* [Provided data]
• • • • • • •

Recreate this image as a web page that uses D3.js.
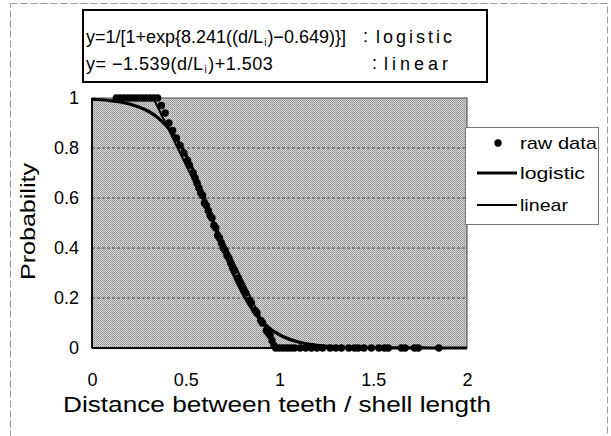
<!DOCTYPE html>
<html><head><meta charset="utf-8">
<script src="https://cdn.jsdelivr.net/npm/d3@7"></script>
<style>
html,body{margin:0;padding:0;background:#fff;}
text{font-family:"Liberation Sans",Arial,sans-serif;fill:#000;}
</style></head>
<body><svg id="c" width="611" height="436"></svg>
<script>
// ---- data ----
const xTicks = [0, 0.5, 1, 1.5, 2];
const xTickLabels = ["0", "0.5", "1", "1.5", "2"];
const yTicks = [0, 0.2, 0.4, 0.6, 0.8, 1];
const yTickLabels = ["0", "0.2", "0.4", "0.6", "0.8", "1"];

const rawX = [0.13,0.15,0.17,0.19,0.21,0.23,0.25,0.27,0.29,0.31,0.33,0.35,
  0.37,0.39,0.41,0.43,0.45,0.47,0.49,0.51,0.52,0.54,0.55,0.56,0.57,0.58,0.59,0.60,0.61,0.62,0.63,0.64,0.65,0.66,0.67,0.68,0.69,0.70,0.71,0.72,0.73,0.74,0.75,0.76,0.78,0.79,0.80,0.81,0.82,0.84,0.85,0.87,0.88,0.90,0.91,0.93,0.94,0.95,0.96,0.97,
  0.98,1.00,1.02,1.04,1.06,1.08,1.11,1.14,1.17,1.20,1.23,1.27,1.30,1.33,1.37,1.40,1.42,1.45,1.49,1.53,1.56,1.58,1.65,1.67,1.72,1.74,1.85];
const rawY = [1,1,1,1,1,1,1,1,1,1,1,1,
  0.97,0.94,0.90,0.87,0.84,0.81,0.78,0.75,0.73,0.70,0.68,0.66,0.64,0.62,0.61,0.58,0.57,0.55,0.53,0.52,0.49,0.48,0.45,0.44,0.42,0.40,0.39,0.37,0.36,0.34,0.32,0.31,0.28,0.26,0.25,0.23,0.22,0.19,0.18,0.15,0.14,0.11,0.10,0.07,0.06,0.05,0.03,0.01,
  0,0,0,0,0,0,0,0,0,0,0,0,0,0,0,0,0,0,0,0,0,0,0,0,0,0,0];

const logisticX = [0,0.05,0.1,0.15,0.2,0.25,0.3,0.35,0.4,0.45,0.5,0.55,0.6,0.65,0.7,0.75,0.8,0.85,0.9,0.95,1.0,1.1,1.2,1.3,1.4,1.5,1.6,1.8,2.0];
const logisticY = [0.995,0.993,0.989,0.984,0.976,0.964,0.947,0.922,0.886,0.838,0.774,0.693,0.600,0.498,0.397,0.303,0.224,0.160,0.112,0.077,0.053,0.024,0.011,0.005,0.002,0.001,0.0004,0.0001,0];

const linearX = [0.327, 0.977];
const linearY = [1, 0];

const eqLine1 = ["y=1/[1+exp{8.241((d/L", "i", ")\u22120.649)}]"];
const eqLine2 = ["y= \u22121.539(d/L", "i", ")+1.503"];
const eqNames = ["logistic", "linear"];
const legendLabels = ["raw data", "logistic", "linear"];

// ---- drawing ----
const svg = d3.select("#c");
const FONT = "Liberation Sans, Arial, sans-serif";
const x = d3.scaleLinear().domain([0, 2]).range([92, 467]);
const y = d3.scaleLinear().domain([0, 1]).range([348, 98]);

// outer frame
svg.append("rect").attr("x", 10.5).attr("y", 3.5).attr("width", 597).attr("height", 445)
  .attr("fill", "none").attr("stroke", "#999").attr("stroke-dasharray", "7,3");

// halftone pattern
const defs = svg.append("defs");
const pat = defs.append("pattern").attr("id", "ht").attr("width", 2).attr("height", 2)
  .attr("patternUnits", "userSpaceOnUse");
pat.append("rect").attr("width", 2).attr("height", 2).attr("fill", "#d6d6d6");
pat.append("rect").attr("width", 1).attr("height", 1).attr("fill", "#8e8e8e");
pat.append("rect").attr("x", 1).attr("y", 1).attr("width", 1).attr("height", 1).attr("fill", "#a4a4a4");

// plot area
svg.append("rect").attr("x", x(0)).attr("y", y(1)).attr("width", x(2) - x(0)).attr("height", y(0) - y(1))
  .attr("fill", "url(#ht)").attr("stroke", "#444").attr("stroke-width", 1);

// gridlines
svg.append("g").selectAll("line").data(yTicks.filter(d => d > 0 && d < 1)).join("line")
  .attr("x1", x(0)).attr("x2", x(2)).attr("y1", d => y(d)).attr("y2", d => y(d))
  .attr("stroke", "#4a4a4a").attr("stroke-width", 1).attr("stroke-dasharray", "3,2");

// axis lines (left & bottom, heavier)
svg.append("line").attr("x1", x(0)).attr("x2", x(0)).attr("y1", y(1)).attr("y2", y(0))
  .attr("stroke", "#000").attr("stroke-width", 2);
svg.append("line").attr("x1", x(0)).attr("x2", x(2)).attr("y1", y(0)).attr("y2", y(0))
  .attr("stroke", "#000").attr("stroke-width", 2);

// axes
const xAxis = svg.append("g").attr("transform", `translate(0,${y(0)})`)
  .call(d3.axisBottom(x).tickValues(xTicks).tickSize(0).tickPadding(25)
    .tickFormat((d, i) => xTickLabels[i]));
xAxis.select(".domain").remove();
xAxis.selectAll("text").attr("font-size", 18).attr("font-family", FONT).attr("fill", "#000");

const yAxis = svg.append("g").attr("transform", `translate(${x(0)},0)`)
  .call(d3.axisLeft(y).tickValues(yTicks).tickSize(0).tickPadding(13)
    .tickFormat((d, i) => yTickLabels[i]));
yAxis.select(".domain").remove();
yAxis.selectAll("text").attr("font-size", 18).attr("font-family", FONT).attr("fill", "#000");

// axis titles
svg.append("text").attr("x", 63).attr("y", 412).attr("font-size", 22)
  .attr("textLength", 428).attr("lengthAdjust", "spacingAndGlyphs")
  .text("Distance between teeth / shell length");
svg.append("text").attr("transform", "translate(35,280) rotate(-90)").attr("font-size", 21)
  .attr("textLength", 117).attr("lengthAdjust", "spacingAndGlyphs").text("Probability");

// lines
const line = d3.line().x(d => x(d[0])).y(d => y(d[1]));
svg.append("path").datum(linearX.map((v, i) => [v, linearY[i]])).attr("d", line)
  .attr("fill", "none").attr("stroke", "#000").attr("stroke-width", 2);
svg.append("path").datum(logisticX.map((v, i) => [v, logisticY[i]])).attr("d", line.curve(d3.curveMonotoneX))
  .attr("fill", "none").attr("stroke", "#000").attr("stroke-width", 3.2);

// raw points
svg.append("g").selectAll("circle").data(rawX.map((v, i) => [v, rawY[i]])).join("circle")
  .attr("cx", d => x(d[0])).attr("cy", d => y(d[1])).attr("r", 3.7).attr("fill", "#000");

// equation box
svg.append("rect").attr("x", 83).attr("y", 10).attr("width", 404).attr("height", 72)
  .attr("fill", "#fff").attr("stroke", "#000").attr("stroke-width", 2);
function eq(parts, yy, fs, ls) {
  const t = svg.append("text").attr("x", 86).attr("y", yy).attr("font-size", fs)
    .attr("letter-spacing", ls);
  t.append("tspan").text(parts[0]);
  t.append("tspan").attr("font-size", 10).attr("dy", 3).attr("dx", 1).text(parts[1]);
  t.append("tspan").attr("dy", -3).attr("dx", 1).text(parts[2]);
}
eq(eqLine1, 43, 18, 0);
eq(eqLine2, 70, 18, 0.5);
const colX = [363, 372], nameX = [376, 384], nameW = [76, 64], eqY = [43, 70];
eqNames.forEach((n, i) => {
  svg.append("text").attr("x", colX[i]).attr("y", eqY[i] - 1).attr("font-size", 18).text(":");
  svg.append("text").attr("x", nameX[i]).attr("y", eqY[i]).attr("font-size", 18)
    .attr("textLength", nameW[i]).attr("lengthAdjust", "spacing").text(n);
});

// legend
const lg = svg.append("g");
lg.append("rect").attr("x", 465.5).attr("y", 127.5).attr("width", 133).attr("height", 97)
  .attr("fill", "#fff").attr("stroke", "#777").attr("stroke-width", 1);
lg.append("circle").attr("cx", 498).attr("cy", 143).attr("r", 3.7).attr("fill", "#000");
lg.append("line").attr("x1", 477).attr("x2", 517).attr("y1", 173).attr("y2", 173)
  .attr("stroke", "#000").attr("stroke-width", 3.2);
lg.append("line").attr("x1", 477).attr("x2", 517).attr("y1", 205).attr("y2", 205)
  .attr("stroke", "#000").attr("stroke-width", 2);
const lgW = [77, 65, 48];
const lgY = [149, 179, 211];
lg.selectAll("text.l").data(legendLabels).join("text").attr("class", "l")
  .attr("x", 520).attr("y", (d, i) => lgY[i]).attr("font-size", 17)
  .attr("textLength", (d, i) => lgW[i]).attr("lengthAdjust", "spacingAndGlyphs").text(d => d);
</script>
</body></html>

• • • • • • •

* [Work to do] Please restate the material above line by line, exactly, beginning at its first line and ending with the line that contains "const linearY = [1, 0];", without any pictures.

* [Expected answer]
Recreate this image as a web page that uses D3.js.
<!DOCTYPE html>
<html><head><meta charset="utf-8">
<script src="https://cdn.jsdelivr.net/npm/d3@7"></script>
<style>
html,body{margin:0;padding:0;background:#fff;}
text{font-family:"Liberation Sans",Arial,sans-serif;fill:#000;}
</style></head>
<body><svg id="c" width="611" height="436"></svg>
<script>
// ---- data ----
const xTicks = [0, 0.5, 1, 1.5, 2];
const xTickLabels = ["0", "0.5", "1", "1.5", "2"];
const yTicks = [0, 0.2, 0.4, 0.6, 0.8, 1];
const yTickLabels = ["0", "0.2", "0.4", "0.6", "0.8", "1"];

const rawX = [0.13,0.15,0.17,0.19,0.21,0.23,0.25,0.27,0.29,0.31,0.33,0.35,
  0.37,0.39,0.41,0.43,0.45,0.47,0.49,0.51,0.52,0.54,0.55,0.56,0.57,0.58,0.59,0.60,0.61,0.62,0.63,0.64,0.65,0.66,0.67,0.68,0.69,0.70,0.71,0.72,0.73,0.74,0.75,0.76,0.78,0.79,0.80,0.81,0.82,0.84,0.85,0.87,0.88,0.90,0.91,0.93,0.94,0.95,0.96,0.97,
  0.98,1.00,1.02,1.04,1.06,1.08,1.11,1.14,1.17,1.20,1.23,1.27,1.30,1.33,1.37,1.40,1.42,1.45,1.49,1.53,1.56,1.58,1.65,1.67,1.72,1.74,1.85];
const rawY = [1,1,1,1,1,1,1,1,1,1,1,1,
  0.97,0.94,0.90,0.87,0.84,0.81,0.78,0.75,0.73,0.70,0.68,0.66,0.64,0.62,0.61,0.58,0.57,0.55,0.53,0.52,0.49,0.48,0.45,0.44,0.42,0.40,0.39,0.37,0.36,0.34,0.32,0.31,0.28,0.26,0.25,0.23,0.22,0.19,0.18,0.15,0.14,0.11,0.10,0.07,0.06,0.05,0.03,0.01,
  0,0,0,0,0,0,0,0,0,0,0,0,0,0,0,0,0,0,0,0,0,0,0,0,0,0,0];

const logisticX = [0,0.05,0.1,0.15,0.2,0.25,0.3,0.35,0.4,0.45,0.5,0.55,0.6,0.65,0.7,0.75,0.8,0.85,0.9,0.95,1.0,1.1,1.2,1.3,1.4,1.5,1.6,1.8,2.0];
const logisticY = [0.995,0.993,0.989,0.984,0.976,0.964,0.947,0.922,0.886,0.838,0.774,0.693,0.600,0.498,0.397,0.303,0.224,0.160,0.112,0.077,0.053,0.024,0.011,0.005,0.002,0.001,0.0004,0.0001,0];

const linearX = [0.327, 0.977];
const linearY = [1, 0];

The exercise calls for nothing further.